» Required task:
From the listing that follows, output everything exactly except the pictures.

» Source excerpt:
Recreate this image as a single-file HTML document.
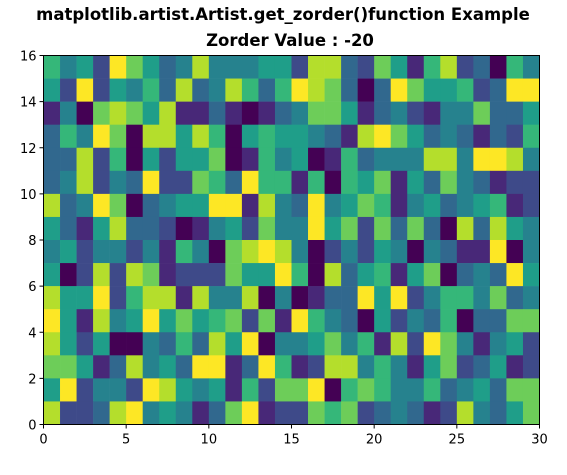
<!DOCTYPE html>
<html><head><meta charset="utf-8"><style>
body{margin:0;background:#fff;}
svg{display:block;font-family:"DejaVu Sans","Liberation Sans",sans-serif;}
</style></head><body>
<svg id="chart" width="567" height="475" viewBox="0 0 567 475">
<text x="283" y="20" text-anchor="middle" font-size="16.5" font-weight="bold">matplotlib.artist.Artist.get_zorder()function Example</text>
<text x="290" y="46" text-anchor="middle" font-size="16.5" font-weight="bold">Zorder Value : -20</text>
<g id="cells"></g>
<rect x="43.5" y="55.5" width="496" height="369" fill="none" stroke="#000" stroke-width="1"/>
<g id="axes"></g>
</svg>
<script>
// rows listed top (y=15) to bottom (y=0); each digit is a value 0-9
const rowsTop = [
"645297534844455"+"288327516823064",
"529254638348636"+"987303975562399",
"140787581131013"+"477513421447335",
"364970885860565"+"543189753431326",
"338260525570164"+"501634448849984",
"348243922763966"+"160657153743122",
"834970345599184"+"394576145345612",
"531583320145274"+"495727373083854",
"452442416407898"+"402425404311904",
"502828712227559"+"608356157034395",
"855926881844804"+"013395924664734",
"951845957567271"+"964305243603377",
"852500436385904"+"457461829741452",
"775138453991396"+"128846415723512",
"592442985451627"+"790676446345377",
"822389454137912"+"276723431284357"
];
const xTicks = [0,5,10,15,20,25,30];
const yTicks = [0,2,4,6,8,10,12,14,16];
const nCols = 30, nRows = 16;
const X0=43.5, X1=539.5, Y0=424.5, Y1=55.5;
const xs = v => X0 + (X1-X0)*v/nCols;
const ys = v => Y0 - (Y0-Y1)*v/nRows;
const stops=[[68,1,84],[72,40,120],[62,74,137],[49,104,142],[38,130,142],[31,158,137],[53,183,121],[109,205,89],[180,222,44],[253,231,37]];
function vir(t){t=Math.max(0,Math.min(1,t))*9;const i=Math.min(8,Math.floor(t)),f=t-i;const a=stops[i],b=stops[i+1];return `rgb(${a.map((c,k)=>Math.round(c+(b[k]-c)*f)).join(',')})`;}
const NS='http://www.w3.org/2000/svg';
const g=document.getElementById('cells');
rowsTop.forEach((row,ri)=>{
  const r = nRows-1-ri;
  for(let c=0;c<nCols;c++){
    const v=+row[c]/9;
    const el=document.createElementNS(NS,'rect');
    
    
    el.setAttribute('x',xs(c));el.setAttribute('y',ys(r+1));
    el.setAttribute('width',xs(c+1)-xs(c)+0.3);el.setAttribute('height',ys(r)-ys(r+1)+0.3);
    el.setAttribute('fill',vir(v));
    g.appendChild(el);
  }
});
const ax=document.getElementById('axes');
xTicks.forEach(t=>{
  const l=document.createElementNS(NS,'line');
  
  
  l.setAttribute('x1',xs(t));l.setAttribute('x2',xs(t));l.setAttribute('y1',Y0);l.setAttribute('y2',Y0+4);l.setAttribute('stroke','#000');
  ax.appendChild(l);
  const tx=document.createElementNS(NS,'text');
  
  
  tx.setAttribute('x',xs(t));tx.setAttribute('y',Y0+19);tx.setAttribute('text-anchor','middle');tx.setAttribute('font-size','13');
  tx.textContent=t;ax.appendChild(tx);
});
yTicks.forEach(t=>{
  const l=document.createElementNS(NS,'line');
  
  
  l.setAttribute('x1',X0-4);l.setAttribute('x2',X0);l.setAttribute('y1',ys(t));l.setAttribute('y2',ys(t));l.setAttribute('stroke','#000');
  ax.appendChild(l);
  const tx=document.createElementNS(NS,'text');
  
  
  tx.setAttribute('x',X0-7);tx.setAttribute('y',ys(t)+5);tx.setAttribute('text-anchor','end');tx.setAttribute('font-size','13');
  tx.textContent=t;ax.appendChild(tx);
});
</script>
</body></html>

» Response to this exercise:
Recreate this image as a single-file HTML document.
<!DOCTYPE html>
<html><head><meta charset="utf-8"><style>
body{margin:0;background:#fff;}
svg{display:block;font-family:"DejaVu Sans","Liberation Sans",sans-serif;}
</style></head><body>
<svg id="chart" width="567" height="475" viewBox="0 0 567 475">
<text x="283" y="20" text-anchor="middle" font-size="16.5" font-weight="bold">matplotlib.artist.Artist.get_zorder()function Example</text>
<text x="290" y="46" text-anchor="middle" font-size="16.5" font-weight="bold">Zorder Value : -20</text>
<g id="cells"></g>
<rect x="43.5" y="55.5" width="496" height="369" fill="none" stroke="#000" stroke-width="1"/>
<g id="axes"></g>
</svg>
<script>
// rows listed top (y=15) to bottom (y=0); each digit is a value 0-9
const rowsTop = [
"645297534844455"+"288327516823064",
"529254638348636"+"987303975562399",
"140787581131013"+"477513421447335",
"364970885860565"+"543189753431326",
"338260525570164"+"501634448849984",
"348243922763966"+"160657153743122",
"834970345599184"+"394576145345612",
"531583320145274"+"495727373083854",
"452442416407898"+"402425404311904",
"502828712227559"+"608356157034395",
"855926881844804"+"013395924664734",
"951845957567271"+"964305243603377",
"852500436385904"+"457461829741452",
"775138453991396"+"128846415723512",
"592442985451627"+"790676446345377",
"822389454137912"+"276723431284357"
];
const xTicks = [0,5,10,15,20,25,30];
const yTicks = [0,2,4,6,8,10,12,14,16];
const nCols = 30, nRows = 16;
const X0=43.5, X1=539.5, Y0=424.5, Y1=55.5;
const xs = v => X0 + (X1-X0)*v/nCols;
const ys = v => Y0 - (Y0-Y1)*v/nRows;
const stops=[[68,1,84],[72,40,120],[62,74,137],[49,104,142],[38,130,142],[31,158,137],[53,183,121],[109,205,89],[180,222,44],[253,231,37]];
function vir(t){t=Math.max(0,Math.min(1,t))*9;const i=Math.min(8,Math.floor(t)),f=t-i;const a=stops[i],b=stops[i+1];return `rgb(${a.map((c,k)=>Math.round(c+(b[k]-c)*f)).join(',')})`;}
const NS='http://www.w3.org/2000/svg';
const g=document.getElementById('cells');
rowsTop.forEach((row,ri)=>{
  const r = nRows-1-ri;
  for(let c=0;c<nCols;c++){
    const v=+row[c]/9;
    const el=document.createElementNS(NS,'rect');
    
    
    el.setAttribute('x',xs(c));el.setAttribute('y',ys(r+1));
    el.setAttribute('width',xs(c+1)-xs(c)+0.3);el.setAttribute('height',ys(r)-ys(r+1)+0.3);
    el.setAttribute('fill',vir(v));
    g.appendChild(el);
  }
});
const ax=document.getElementById('axes');
xTicks.forEach(t=>{
  const l=document.createElementNS(NS,'line');
  
  
  l.setAttribute('x1',xs(t));l.setAttribute('x2',xs(t));l.setAttribute('y1',Y0);l.setAttribute('y2',Y0+4);l.setAttribute('stroke','#000');
  ax.appendChild(l);
  const tx=document.createElementNS(NS,'text');
  
  
  tx.setAttribute('x',xs(t));tx.setAttribute('y',Y0+19);tx.setAttribute('text-anchor','middle');tx.setAttribute('font-size','13');
  tx.textContent=t;ax.appendChild(tx);
});
yTicks.forEach(t=>{
  const l=document.createElementNS(NS,'line');
  
  
  l.setAttribute('x1',X0-4);l.setAttribute('x2',X0);l.setAttribute('y1',ys(t));l.setAttribute('y2',ys(t));l.setAttribute('stroke','#000');
  ax.appendChild(l);
  const tx=document.createElementNS(NS,'text');
  
  
  tx.setAttribute('x',X0-7);tx.setAttribute('y',ys(t)+5);tx.setAttribute('text-anchor','end');tx.setAttribute('font-size','13');
  tx.textContent=t;ax.appendChild(tx);
});
</script>
</body></html>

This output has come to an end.